Universal K-matrices for quantum Kac-Moody algebras
Andrea Appel, Bart Vlaar
TL;DR
This work develops a unified framework to construct universal K-matrices for quantum Kac–Moody algebras by introducing cylindrical bialgebras and twist-pair data. It extends Balagović–Kolb's finite-type constructions to symmetrizable Kac–Moody algebras via quantum pseudo-fixed-point subalgebras described by generalized Satake diagrams, yielding a family of universal K-matrices K_{Y,η} that interpolate between the quasi-K-matrix and the BK universal K-matrix.
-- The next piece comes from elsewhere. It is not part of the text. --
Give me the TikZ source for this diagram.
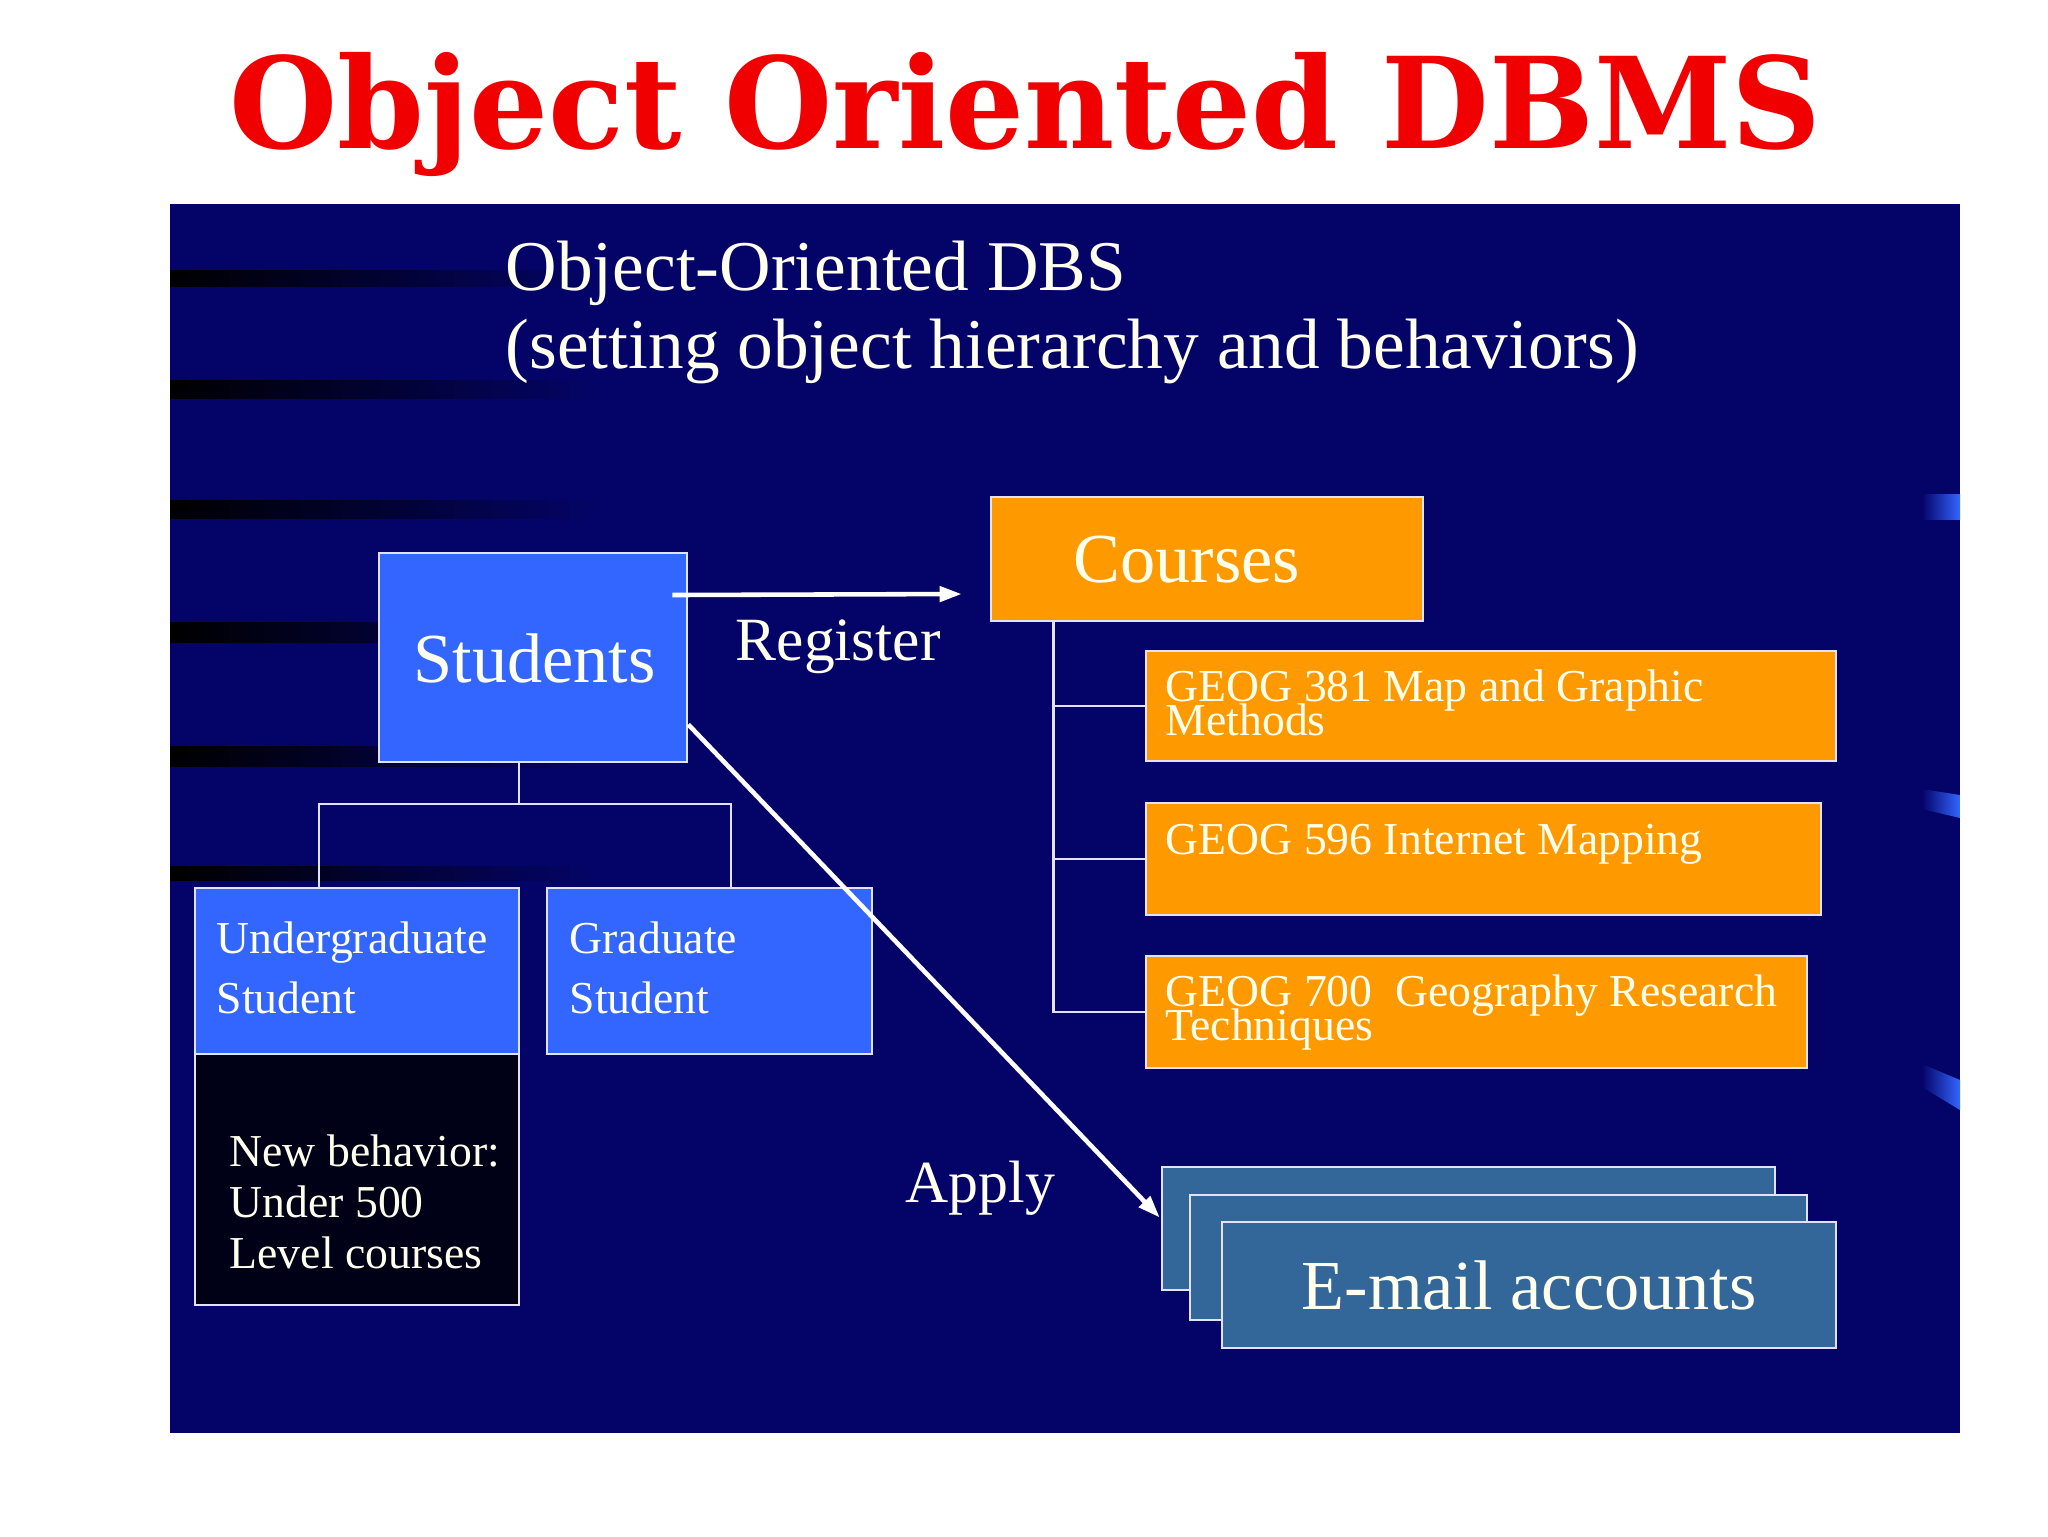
\documentclass[tikz,border=0pt]{standalone}
\usepackage{fontspec}
\setmainfont{Liberation Serif}
\newfontfamily\titlefont{DejaVu Serif}
\usetikzlibrary{calc,arrows.meta}
\definecolor{navy}{RGB}{4,4,104}
\definecolor{navydark}{RGB}{0,0,22}
\definecolor{stublue}{RGB}{51,102,255}
\definecolor{courseorange}{RGB}{255,153,0}
\definecolor{mailblue}{RGB}{51,102,153}
\definecolor{cream}{RGB}{255,255,238}
\definecolor{boxline}{RGB}{226,226,255}
\definecolor{titlered}{RGB}{240,0,0}
\newdimen\pxu
\pxu=0.1mm
\begin{document}
\begin{tikzpicture}[x=0.1mm,y=-0.1mm,
  box/.style={draw=boxline, line width=0.74pt, inner sep=0pt, rectangle},
  stubox/.style={box, fill=stublue},
  crsbox/.style={box, fill=courseorange},
  mailbox/.style={box, fill=mailblue},
  txt/.style={text=cream, inner sep=0pt, anchor=base west},
  twoline/.style={txt, align=left, font={\fontsize{13}{9.4}\selectfont\lineskiplimit=-20pt\lineskip=0pt}},
  conn/.style={draw=boxline, line width=0.74pt},
  arr/.style={draw=white, line width=1.3pt, -{Triangle[length=6.3pt, width=4.3pt]}},
  band/.style={left color=black, right color=navy}]
\useasboundingbox (0,0) rectangle (2048,1536);
\fill[white] (0,0) rectangle (2048,1536);

% slide panel
\fill[navy] (170,204) rectangle (1960,1433);
\foreach \ya/\yb in {270/286, 380/398, 500/518, 622/642, 746/766, 866/880}
  \shade[band] (170,\ya) rectangle (600,\yb);
\shade[left color=navy, right color=stublue] (1922,494) rectangle (1960,519);
\shade[left color=navy, right color=stublue] (1922,789) -- (1960,795) -- (1960,818) -- (1922,809) -- cycle;
\shade[left color=navy, right color=stublue] (1922,1064) -- (1960,1080) -- (1960,1110) -- (1922,1087) -- cycle;

% title
\node[anchor=base, text=titlered, inner sep=0pt] (title) at (1025.5,148)
  {\resizebox{453pt}{\height}{\titlefont\bfseries\fontsize{36}{40}\selectfont Object Oriented DBMS}};

% subtitle
\node[txt] (sub1) at (505,290) {\fontsize{20.3}{22}\selectfont Object-Oriented DBS};
\node[txt] (sub2) at (505,368) {\fontsize{20.3}{22}\selectfont (setting object hierarchy and behaviors)};

% student hierarchy
\node[stubox, minimum width=308\pxu, minimum height=209\pxu] (stu) at (533,657.5) {};
\node[txt] (stut) at (413,682) {\fontsize{20}{24}\selectfont Students};
\node[stubox, minimum width=324\pxu, minimum height=166\pxu] (ug) at (357,971) {};
\node[stubox, minimum width=325\pxu, minimum height=166\pxu] (gr) at (709.5,971) {};
\node[box, fill=navydark, minimum width=324\pxu, minimum height=251\pxu] (nb) at (357,1179.5) {};
\node[txt] (ugt1) at (216,953) {\fontsize{13}{15}\selectfont Undergraduate};
\node[txt] (ugt2) at (216,1013) {\fontsize{13}{15}\selectfont Student};
\node[txt] (grt1) at (569,953) {\fontsize{13}{15}\selectfont Graduate};
\node[txt] (grt2) at (569,1013) {\fontsize{13}{15}\selectfont Student};
\node[txt] (nbt1) at (229,1166) {\fontsize{13}{15}\selectfont New behavior:};
\node[txt] (nbt2) at (229,1217) {\fontsize{13}{15}\selectfont Under 500};
\node[txt] (nbt3) at (229,1268) {\fontsize{13}{15}\selectfont Level courses};

\coordinate (tj) at (519,804);
\draw[conn] (stu.south -| tj) -- (tj);
\draw[conn] ($(ug.north)+(-38,0)$) |- (tj) -| ($(gr.north)+(21.5,0)$);

% courses
\node[crsbox, minimum width=432\pxu, minimum height=124\pxu] (crs) at (1207,559) {};
\node[txt] (crst) at (1073,582) {\fontsize{20}{24}\selectfont Courses};
\node[crsbox, minimum width=690\pxu, minimum height=110\pxu] (g1) at (1491,706) {};
\node[crsbox, minimum width=675\pxu, minimum height=112\pxu] (g2) at (1483.5,859) {};
\node[crsbox, minimum width=661\pxu, minimum height=112\pxu] (g3) at (1476.5,1012) {};
\node[twoline] (g1t) at (1165,735) {GEOG 381 Map and Graphic\\Methods};
\node[txt] (g2t) at (1165,854) {\fontsize{13}{10}\selectfont GEOG 596 Internet Mapping};
\node[twoline] (g3t) at (1165,1040) {GEOG 700\ \ Geography Research\\Techniques};

\coordinate (ct) at ($(crs.south west)+(64,0)$);
\draw[conn] (ct) |- (g3.west);
\draw[conn] (g1.west -| ct) -- (g1.west);
\draw[conn] (g2.west -| ct) -- (g2.west);

% e-mail stack
\node[mailbox, minimum width=613\pxu, minimum height=123\pxu] (em1) at (1468.5,1228.5) {};
\node[mailbox, minimum width=617\pxu, minimum height=125\pxu] (em2) at (1498.5,1257.5) {};
\node[mailbox, minimum width=614\pxu, minimum height=126\pxu] (em3) at (1529,1285) {};
\node[txt] (emt) at (1301,1309) {\fontsize{20}{24}\selectfont E-mail accounts};

% arrows and labels
\draw[arr] ($(stu.east)+(-16,-62.5)$) -- ($(crs.west)+(-28,35)$);
\node[txt] (regt) at (735,660) {\fontsize{17.5}{20}\selectfont Register};
\draw[arr] ($(stu.east)+(0,67)$) -- ($(em1.west)+(-1,-11)$);
\node[txt] (appt) at (905,1202) {\fontsize{17}{20}\selectfont Apply};
\end{tikzpicture}
\end{document}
A key technical innovation is the use of Cartan-modified diagrammatic half-balances and auxiliary elements Ψ to obtain tractable coproduct identities and generalized reflection equations, enabling cylindrical representations on tensor products of integrable modules. In the affine rank-one case, the construction produces formal spectral K-matrices for U_qL sl2, giving intertwiners V(z)→V^ψ(1/z) and spectral-parameter reflection equations, thereby linking the theory to quantum integrable systems and boundary phenomena.
Abstract
We introduce the notion of a cylindrical bialgebra, which is a quasitriangular bialgebra $H$ endowed with a universal K-matrix, i.e., a universal solution of a generalized reflection equation, yielding an action of cylindrical braid groups on tensor products of its representations. We prove that new examples of such universal K-matrices arise from quantum symmetric pairs of Kac-Moody type and depend upon the choice of a pair of generalized Satake diagrams. In finite type, this yields a refinement of a result obtained by Balagović and Kolb, producing a family of non-equivalent solutions interpolating between the quasi-K-matrix originally due to Bao and Wang and the full universal K-matrix. Finally, we prove that this construction yields formal solutions of the generalized reflection equation with a spectral parameter in the case of finite-dimensional representations over the quantum affine algebra $U_qL\mathfrak{sl}_2$.